Exercise details =>
Note how many lines include the word "matplotlib", and give that number by itself.

— Start of Given records —

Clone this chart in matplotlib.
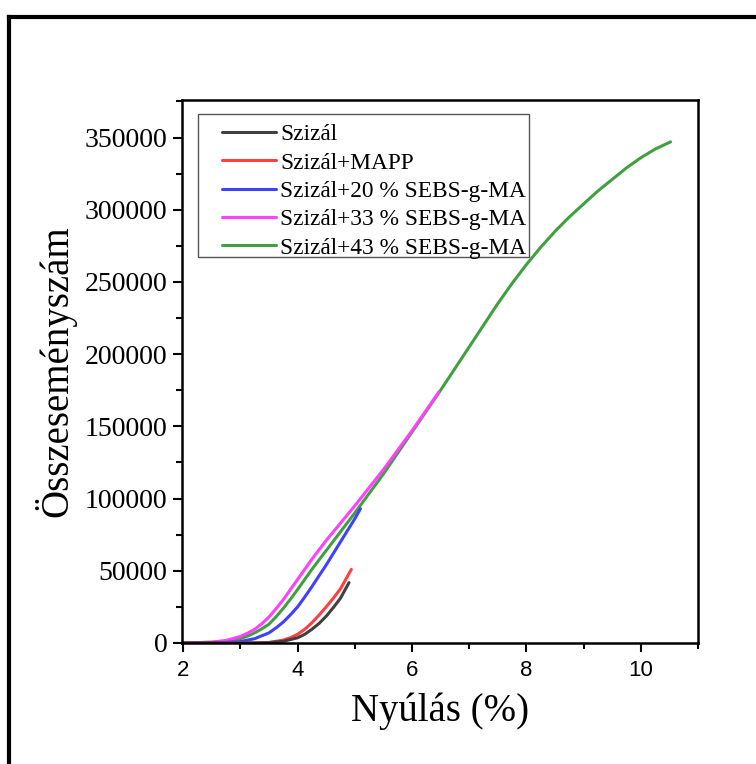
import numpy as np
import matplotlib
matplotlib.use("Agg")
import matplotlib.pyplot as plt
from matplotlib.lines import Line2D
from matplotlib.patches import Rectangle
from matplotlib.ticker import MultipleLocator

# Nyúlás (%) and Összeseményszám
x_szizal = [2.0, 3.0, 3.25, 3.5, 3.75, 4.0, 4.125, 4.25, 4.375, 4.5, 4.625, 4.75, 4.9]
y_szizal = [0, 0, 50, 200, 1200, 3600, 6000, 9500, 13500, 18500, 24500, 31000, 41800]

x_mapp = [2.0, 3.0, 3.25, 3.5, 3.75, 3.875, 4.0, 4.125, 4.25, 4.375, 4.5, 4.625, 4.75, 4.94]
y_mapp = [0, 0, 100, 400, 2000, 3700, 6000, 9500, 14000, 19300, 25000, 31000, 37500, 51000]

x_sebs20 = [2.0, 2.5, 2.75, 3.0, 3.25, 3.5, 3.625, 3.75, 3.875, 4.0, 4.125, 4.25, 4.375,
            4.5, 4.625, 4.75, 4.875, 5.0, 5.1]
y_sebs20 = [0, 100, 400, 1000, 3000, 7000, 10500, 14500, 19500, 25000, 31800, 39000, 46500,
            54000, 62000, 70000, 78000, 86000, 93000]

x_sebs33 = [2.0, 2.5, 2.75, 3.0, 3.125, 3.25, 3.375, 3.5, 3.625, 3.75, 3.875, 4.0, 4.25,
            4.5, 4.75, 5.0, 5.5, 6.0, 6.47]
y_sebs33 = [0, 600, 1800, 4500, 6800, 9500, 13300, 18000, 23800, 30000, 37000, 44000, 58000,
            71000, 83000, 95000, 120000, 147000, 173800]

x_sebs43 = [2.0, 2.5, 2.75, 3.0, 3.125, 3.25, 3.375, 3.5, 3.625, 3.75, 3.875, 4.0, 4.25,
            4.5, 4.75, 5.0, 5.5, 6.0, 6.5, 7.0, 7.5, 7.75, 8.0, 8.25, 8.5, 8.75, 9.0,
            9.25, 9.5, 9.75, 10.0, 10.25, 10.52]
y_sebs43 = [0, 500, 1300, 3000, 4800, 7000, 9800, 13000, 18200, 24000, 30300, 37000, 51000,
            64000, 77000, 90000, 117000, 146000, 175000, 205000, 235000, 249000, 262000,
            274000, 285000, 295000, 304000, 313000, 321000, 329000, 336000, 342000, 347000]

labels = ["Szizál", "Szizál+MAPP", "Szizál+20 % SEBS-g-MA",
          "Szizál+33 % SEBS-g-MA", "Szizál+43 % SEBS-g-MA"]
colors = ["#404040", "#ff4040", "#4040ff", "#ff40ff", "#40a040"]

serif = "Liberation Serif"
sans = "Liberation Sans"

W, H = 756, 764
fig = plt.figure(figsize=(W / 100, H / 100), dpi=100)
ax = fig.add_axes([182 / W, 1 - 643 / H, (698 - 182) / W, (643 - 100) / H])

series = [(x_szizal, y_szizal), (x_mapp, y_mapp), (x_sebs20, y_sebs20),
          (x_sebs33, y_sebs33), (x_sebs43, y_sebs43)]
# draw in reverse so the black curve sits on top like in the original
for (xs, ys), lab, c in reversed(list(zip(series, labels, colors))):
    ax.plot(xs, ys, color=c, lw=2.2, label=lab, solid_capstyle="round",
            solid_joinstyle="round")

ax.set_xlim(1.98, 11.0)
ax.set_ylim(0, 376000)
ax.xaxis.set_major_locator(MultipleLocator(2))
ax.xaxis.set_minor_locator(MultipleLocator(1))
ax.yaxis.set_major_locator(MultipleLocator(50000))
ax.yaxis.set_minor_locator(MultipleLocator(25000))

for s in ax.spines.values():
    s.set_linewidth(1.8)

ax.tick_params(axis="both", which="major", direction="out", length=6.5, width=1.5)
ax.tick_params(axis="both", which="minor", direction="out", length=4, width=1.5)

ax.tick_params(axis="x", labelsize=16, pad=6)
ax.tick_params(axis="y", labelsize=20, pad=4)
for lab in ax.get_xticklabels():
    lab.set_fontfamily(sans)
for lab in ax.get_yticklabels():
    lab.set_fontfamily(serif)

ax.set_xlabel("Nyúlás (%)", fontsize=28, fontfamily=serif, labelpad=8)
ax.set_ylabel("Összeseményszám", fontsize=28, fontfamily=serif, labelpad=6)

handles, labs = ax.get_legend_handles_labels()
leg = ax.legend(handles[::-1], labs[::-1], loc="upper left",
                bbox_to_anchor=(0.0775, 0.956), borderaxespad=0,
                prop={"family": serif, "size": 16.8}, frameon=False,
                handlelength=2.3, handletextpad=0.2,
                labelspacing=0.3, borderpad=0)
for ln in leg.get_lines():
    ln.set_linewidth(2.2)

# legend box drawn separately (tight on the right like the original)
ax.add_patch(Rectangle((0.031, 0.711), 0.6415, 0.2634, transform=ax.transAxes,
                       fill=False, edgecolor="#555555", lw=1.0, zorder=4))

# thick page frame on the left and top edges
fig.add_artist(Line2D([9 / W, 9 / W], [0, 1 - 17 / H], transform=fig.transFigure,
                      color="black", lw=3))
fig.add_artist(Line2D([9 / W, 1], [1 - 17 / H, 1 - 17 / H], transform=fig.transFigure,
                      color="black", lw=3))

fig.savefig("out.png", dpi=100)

— End of Given records —
— Start of Given records —

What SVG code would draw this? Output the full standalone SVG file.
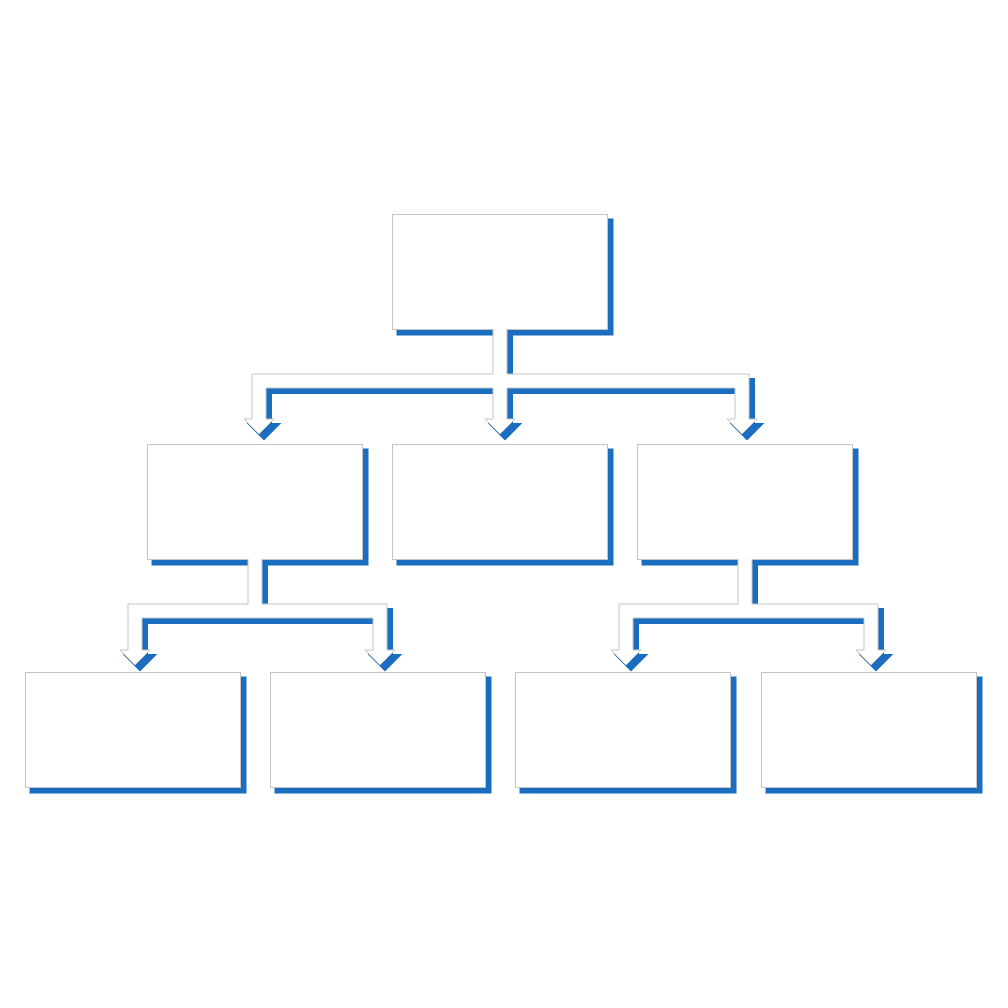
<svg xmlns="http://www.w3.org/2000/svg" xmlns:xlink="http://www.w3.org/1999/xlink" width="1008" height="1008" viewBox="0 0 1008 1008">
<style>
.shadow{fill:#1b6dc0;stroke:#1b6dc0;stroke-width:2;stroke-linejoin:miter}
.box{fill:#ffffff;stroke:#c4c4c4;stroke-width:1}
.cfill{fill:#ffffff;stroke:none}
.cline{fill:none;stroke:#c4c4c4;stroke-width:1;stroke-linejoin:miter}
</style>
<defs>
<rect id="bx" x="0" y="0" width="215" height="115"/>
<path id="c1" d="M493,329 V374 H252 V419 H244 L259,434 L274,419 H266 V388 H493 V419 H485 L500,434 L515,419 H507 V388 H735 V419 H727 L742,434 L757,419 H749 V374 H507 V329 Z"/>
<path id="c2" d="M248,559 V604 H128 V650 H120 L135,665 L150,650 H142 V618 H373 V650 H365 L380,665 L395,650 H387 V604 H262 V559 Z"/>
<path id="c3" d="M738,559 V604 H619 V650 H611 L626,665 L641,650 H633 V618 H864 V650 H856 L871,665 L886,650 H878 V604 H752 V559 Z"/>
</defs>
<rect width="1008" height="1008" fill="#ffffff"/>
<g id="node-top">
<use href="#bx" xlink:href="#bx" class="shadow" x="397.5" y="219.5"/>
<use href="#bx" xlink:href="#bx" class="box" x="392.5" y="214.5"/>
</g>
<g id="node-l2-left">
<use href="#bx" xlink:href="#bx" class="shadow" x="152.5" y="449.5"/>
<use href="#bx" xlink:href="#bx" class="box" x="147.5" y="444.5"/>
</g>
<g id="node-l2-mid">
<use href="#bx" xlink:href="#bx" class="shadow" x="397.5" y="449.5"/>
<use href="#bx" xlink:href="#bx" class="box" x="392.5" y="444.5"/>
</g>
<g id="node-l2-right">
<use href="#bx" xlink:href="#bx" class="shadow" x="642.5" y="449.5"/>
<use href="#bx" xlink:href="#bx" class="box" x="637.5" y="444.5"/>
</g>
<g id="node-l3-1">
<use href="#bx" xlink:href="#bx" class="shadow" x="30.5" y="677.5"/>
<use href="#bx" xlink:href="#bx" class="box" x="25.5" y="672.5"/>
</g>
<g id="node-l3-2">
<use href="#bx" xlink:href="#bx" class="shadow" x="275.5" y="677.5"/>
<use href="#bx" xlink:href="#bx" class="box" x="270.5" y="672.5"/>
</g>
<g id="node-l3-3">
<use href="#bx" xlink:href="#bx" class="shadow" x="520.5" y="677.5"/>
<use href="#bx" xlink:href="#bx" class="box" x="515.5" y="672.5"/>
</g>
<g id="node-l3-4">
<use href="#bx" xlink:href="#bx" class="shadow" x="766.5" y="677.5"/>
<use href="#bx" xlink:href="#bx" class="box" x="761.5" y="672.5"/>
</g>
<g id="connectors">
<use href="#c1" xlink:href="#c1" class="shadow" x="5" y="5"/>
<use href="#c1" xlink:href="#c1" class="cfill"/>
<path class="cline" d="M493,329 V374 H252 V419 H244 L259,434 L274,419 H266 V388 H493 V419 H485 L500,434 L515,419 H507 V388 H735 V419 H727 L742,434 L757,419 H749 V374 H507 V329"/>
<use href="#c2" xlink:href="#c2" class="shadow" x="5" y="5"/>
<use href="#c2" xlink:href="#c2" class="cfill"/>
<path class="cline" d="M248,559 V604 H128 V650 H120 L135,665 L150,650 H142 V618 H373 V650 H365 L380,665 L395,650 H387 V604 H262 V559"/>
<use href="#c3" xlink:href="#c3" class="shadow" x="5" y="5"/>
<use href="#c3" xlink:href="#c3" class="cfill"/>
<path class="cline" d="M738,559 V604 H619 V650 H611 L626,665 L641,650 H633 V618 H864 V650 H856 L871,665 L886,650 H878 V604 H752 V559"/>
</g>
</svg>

— End of Given records —

Full solution =>
7